None of these players remain, but their arrival highlighted an influx of foreign players so extensive even the Russian President, Vladimir Putin, has questioned it. It is easy to explain. When Gary O'Connor left Hibs for Lokomotiv Moscow his salary went from £2,000 a week to £16,000 tax-free with bonuses of up to £250,000. "It was ridiculous money," he said after signing for Birmingham City. "I bought the Ferrari with a bonus."
One consequence of this wealth is that, like McClaren, Hiddink largely selects from domestic teams. Seville's Alexander Kerzhakov and Fulham's Alexei Smertin are among the few major Russian players operating elsewhere. But then, unlike the oligarchs, Russian footballers have rarely made an impact beyond their borders, collectively or individually. England will be aiming to extend that failing.
Russian football: A brief history
1860s Football introduced to Russia by British businessmen, workers and sailors.
1912 All-Russia Football Union formed, affiliates to Fifa.
1912 Russia lose to Finland in first international.
1917 Russian revolution. Clubs reorganised along Soviet lines.
1924-25 Soviet Union plays twice against Turkey, then disappears from international competition until 1952.
1945 Dynamo Moscow visit Britain.
1960 Soviet Union win European Championship. Subsequently loses finals in 1964, 1972, 1988.

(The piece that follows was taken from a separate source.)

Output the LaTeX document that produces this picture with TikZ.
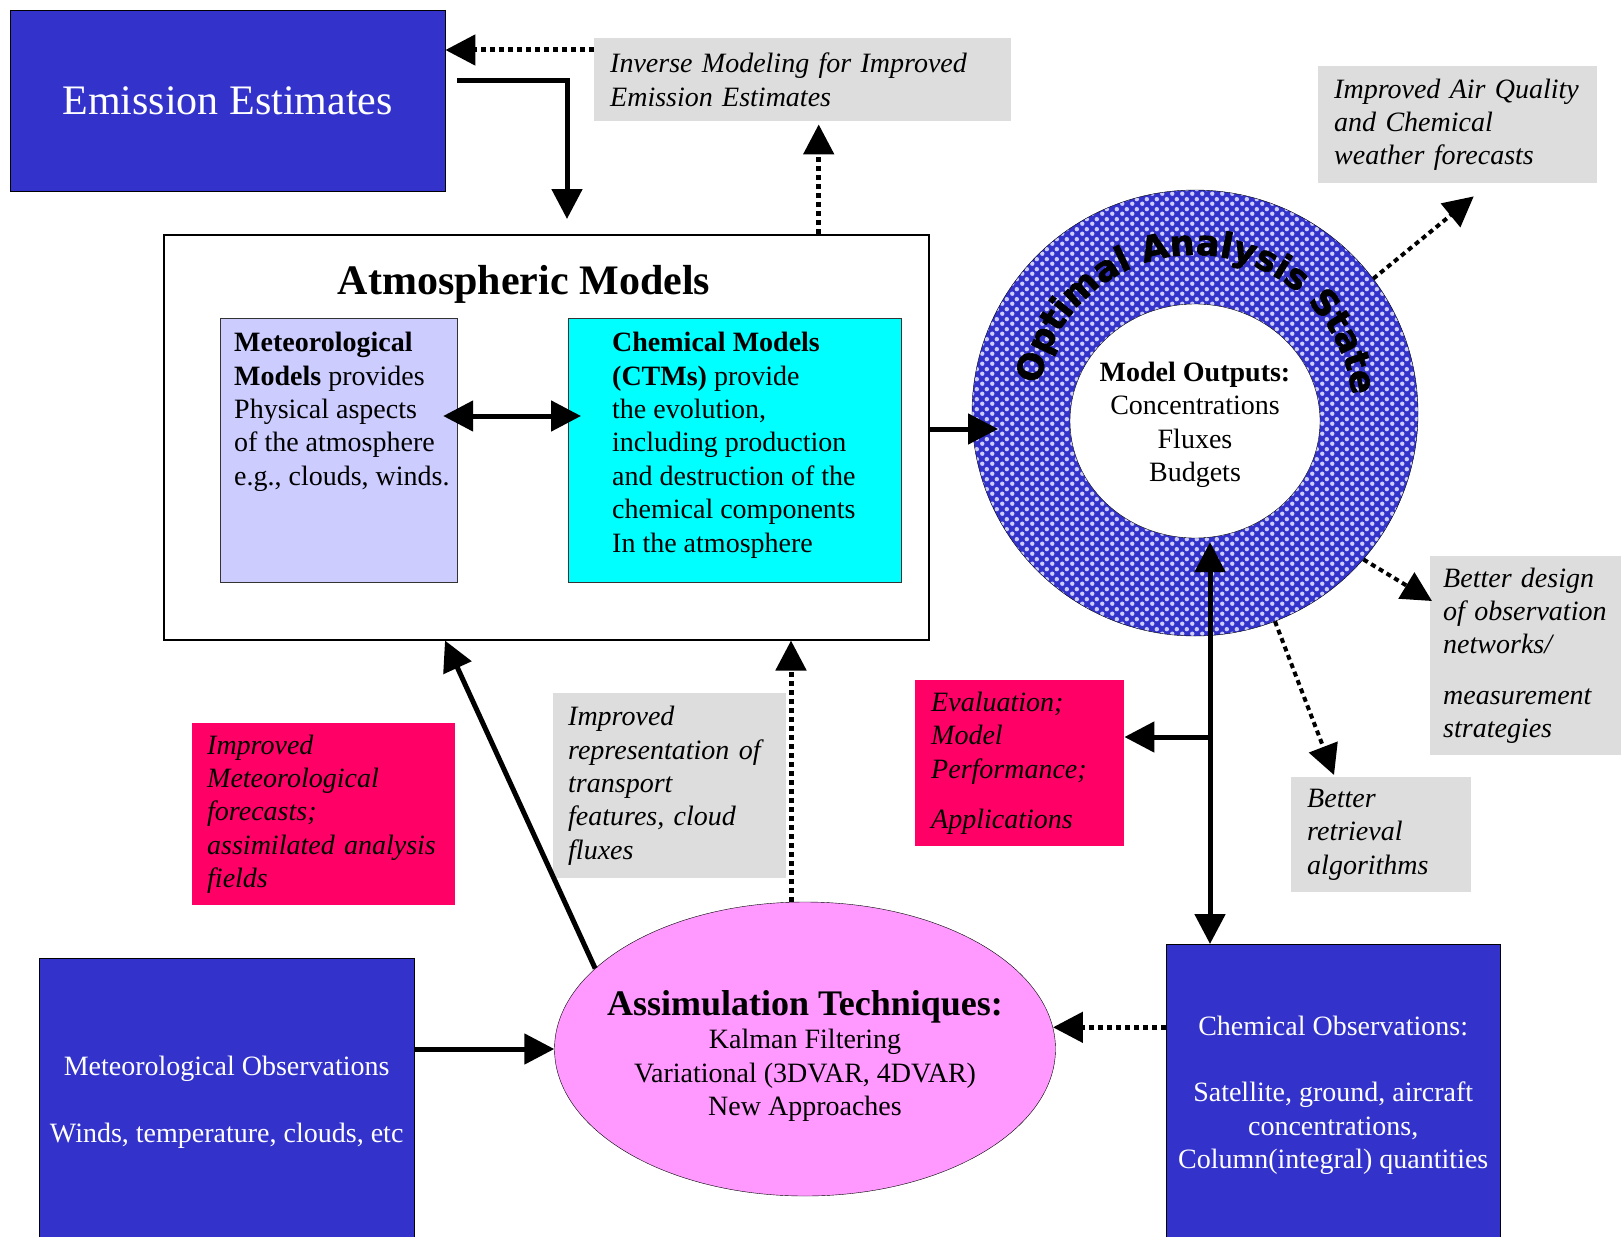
\documentclass[tikz,border=0pt]{standalone}
\usepackage{fontspec}
\setmainfont{Liberation Serif}
\newfontfamily\ringfont{DejaVu Sans}[BoldFeatures={FakeBold=1.8}]
\usetikzlibrary{calc}
\usetikzlibrary{arrows.meta}
\usetikzlibrary{positioning}
\usetikzlibrary{shapes.geometric}
\usetikzlibrary{decorations.text}
\usetikzlibrary{patterns.meta}

\definecolor{obsblue}{RGB}{51,51,204}
\definecolor{impred}{RGB}{255,0,102}
\definecolor{notegray}{RGB}{221,221,221}
\definecolor{metlav}{RGB}{204,204,255}
\definecolor{chemcyan}{RGB}{0,255,255}
\definecolor{assimpink}{RGB}{255,153,255}

\newcommand{\notesize}{\fontsize{28}{33.4}\selectfont}

\tikzdeclarepattern{
  name=ringdots,
  type=uncolored,
  bounding box={(0pt,0pt) and (10pt,10pt)},
  tile size={(10pt,10pt)},
  code={
    \fill (2.5pt,2.5pt) circle (2.4pt);
    \fill (7.5pt,7.5pt) circle (2.4pt);
  }
}

\begin{document}
\begin{tikzpicture}[x=1pt, y=1pt]
      \tikzset{
         bigtip/.tip = {Triangle[length=30pt, width=30pt]},
         obsbox/.style = {
            rectangle, draw=black,
            fill=obsblue, text=white,
            anchor=north west, align=center,
            font=\notesize
         },
         notebox/.style = {
            rectangle, fill=notegray,
            anchor=north west, align=left,
            inner xsep=16pt,
            font=\notesize\itshape
         },
         redbox/.style = {notebox, fill=impred},
         modelbox/.style = {
            rectangle, draw=black!80, line width=1.2pt,
            anchor=north west, minimum height=264pt
         },
         modeltext/.style = {anchor=north west, align=left, inner sep=0pt, font=\notesize},
         solidarrow/.style = {line width=5pt, -bigtip},
         dblarrow/.style = {line width=5pt, bigtip-bigtip},
         dotarrow/.style = {solidarrow, dash pattern=on 5pt off 4pt}
      }
      \useasboundingbox (0,0) rectangle (1621,-1236) ;

      \node[obsbox, minimum width=435pt, minimum height=181pt, font=\fontsize{42}{50}\selectfont] (emission) at (10,-10) {Emission Estimates} ;
      \node[notebox, text width=385pt, minimum height=83pt] (inverseMod) at (594,-38) {Inverse Modeling for Improved\\Emission Estimates} ;
      \node[notebox, text width=247pt, minimum height=117pt] (airQuality) at (1318,-66) {Improved Air Quality\\and Chemical\\weather forecasts} ;

      % atmospheric models
      \node[rectangle, draw, line width=1.5pt, anchor=north west, minimum width=765pt, minimum height=405pt] (atmModels) at (163,-234) {} ;
      \node[font=\fontsize{42}{50}\selectfont\bfseries] (atmTitle) at (524,-284) {Atmospheric Models} ;
      \node[modelbox, fill=metlav, minimum width=237pt] (metModels) at (220,-318) {} ;
      \node[modeltext] (metText) at (234,-332) {\textbf{Meteorological}\\\textbf{Models} provides\\Physical aspects\\of the atmosphere\\e.g., clouds, winds.} ;
      \node[modelbox, fill=chemcyan, minimum width=333pt] (chemModels) at (568,-318) {} ;
      \node[modeltext] (chemText) at (612,-332) {\textbf{Chemical Models}\\\textbf{(CTMs)} provide\\the evolution,\\including production\\and destruction of the\\chemical components\\In the atmosphere} ;

      % optimal analysis state
      \node[circle, draw, minimum size=446pt, preaction={fill=obsblue}, pattern=ringdots, pattern color=metlav] (ring) at (1195,-413) {} ;
      \path[decorate, decoration={text along path, text align=center,
            text={|\ringfont\bfseries\fontsize{35}{35}\selectfont|Optimal Analysis State}}]
            ($(ring.center)+(170:158)$) arc[start angle=170, end angle=6, radius=158] ;
      \node[ellipse, draw, fill=white, minimum width=250pt, minimum height=234pt] (modelOut) at (1195,-421) {} ;
      \node[align=center, font=\notesize] (outText) at ([yshift=-4pt]modelOut.center) {\textbf{Model Outputs:}\\Concentrations\\Fluxes\\Budgets} ;

      \node[notebox, inner xsep=13pt, text width=165pt, minimum height=199pt] (betterDesign) at (1430,-556) {Better design\\of observation\\networks/\\[17pt]measurement\\strategies} ;
      \node[notebox, text width=148pt, minimum height=115pt] (betterRetrieval) at (1291,-777) {Better\\retrieval\\algorithms} ;
      \node[redbox, text width=177pt, minimum height=166pt] (evaluation) at (915,-680) {Evaluation;\\Model\\Performance;\\[17pt]Applications} ;
      \node[redbox, inner xsep=15pt, text width=233pt, minimum height=182pt] (impMet) at (192,-723) {Improved\\Meteorological\\forecasts;\\assimilated analysis\\fields} ;
      \node[notebox, inner xsep=15pt, text width=203pt, minimum height=185pt] (impTransport) at (553,-693) {Improved\\representation of\\transport\\features, cloud\\fluxes} ;

      % observations and assimilation
      \node[ellipse, draw, fill=assimpink, minimum width=501pt, minimum height=294pt] (assim) at (805,-1049) {} ;
      \node[align=center, font=\notesize] (assimText) at (805,-1056) {{\fontsize{36}{40}\selectfont\bfseries Assimulation Techniques:}\\Kalman Filtering\\Variational (3DVAR, 4DVAR)\\New Approaches} ;
      \node[obsbox, minimum width=375pt, minimum height=288pt] (metObs) at (39,-958) {Meteorological Observations\\[34pt]Winds, temperature, clouds, etc} ;
      \node[obsbox, minimum width=334pt, minimum height=302pt] (chemObs) at (1166,-944) {Chemical Observations:\\[33pt]Satellite, ground, aircraft\\concentrations,\\Column(integral) quantities} ;

      % connectors
      \coordinate (emisDrop) at (567,-219) ;
      \coordinate (invTail) at ([yshift=-12pt]inverseMod.north west) ;
      \coordinate (invFoot) at ([xshift=16pt, yshift=-3pt]inverseMod.south) ;
      \coordinate (ringIn) at (998,-429) ;
      \coordinate (trunk) at (1210,-737) ;
      \coordinate (transUp) at ([xshift=-14pt]assim.north) ;
      \draw [solidarrow] ([xshift=12pt, yshift=20pt]emission.east) -| (emisDrop) ;
      \draw [dotarrow] (invTail) -- (invTail -| emission.east) ;
      \draw [dotarrow] (atmModels.north -| invFoot) -- (invFoot) ;
      \draw [solidarrow] (atmModels.east |- ringIn) -- (ringIn) ;
      \draw [dblarrow] ([xshift=-15pt, yshift=-98pt]metModels.north east) -- ([xshift=13pt, yshift=-98pt]chemModels.north west) ;
      \draw [dotarrow, line width=4pt] (ring.37) -- ($(airQuality.south)+(16,-13)$) ;
      \draw [dotarrow, line width=4pt] (ring.-41) -- ($(betterDesign.north west)+(2,-45)$) ;
      \draw [dotarrow, line width=4pt] (ring.-69) -- ($(betterRetrieval.north west)+(43,2)$) ;
      \draw [dblarrow] ([yshift=-4pt]modelOut.south -| trunk) -- (chemObs.north -| trunk) ;
      \draw [solidarrow] (trunk) -- (trunk -| evaluation.east) ;
      \draw [dotarrow] (transUp) -- (transUp |- atmModels.south) ;
      \draw [solidarrow] (assim.159) -- ([xshift=282pt]atmModels.south west) ;
      \draw [solidarrow] (metObs.east |- assim.west) -- (assim.west) ;
      \draw [dotarrow] (assim.5 -| chemObs.west) -- (assim.5) ;
\end{tikzpicture}
\end{document}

1966 Soviet Union reach World Cup semi-finals.
1982 Luzhniki stadium tragedy, up to 340 spectators killed in a crush at a Uefa Cup match between Spartak Moscow and the Dutch side, Haarlem
1991 Break-up of Soviet Union, formation of Commonwealth of Independent States including most former Soviet republics.
1992 CIS briefly field combined sports teams with footballers drawing 2-2 with England in April 1992. In August "Russia" reappears on football fixture lists.
1992 Dimitri Kharine joins Chelsea, becoming the first Russian to play in England.
2005 CSKA Moscow become first Russian team to win a European trophy, the Uefa Cup.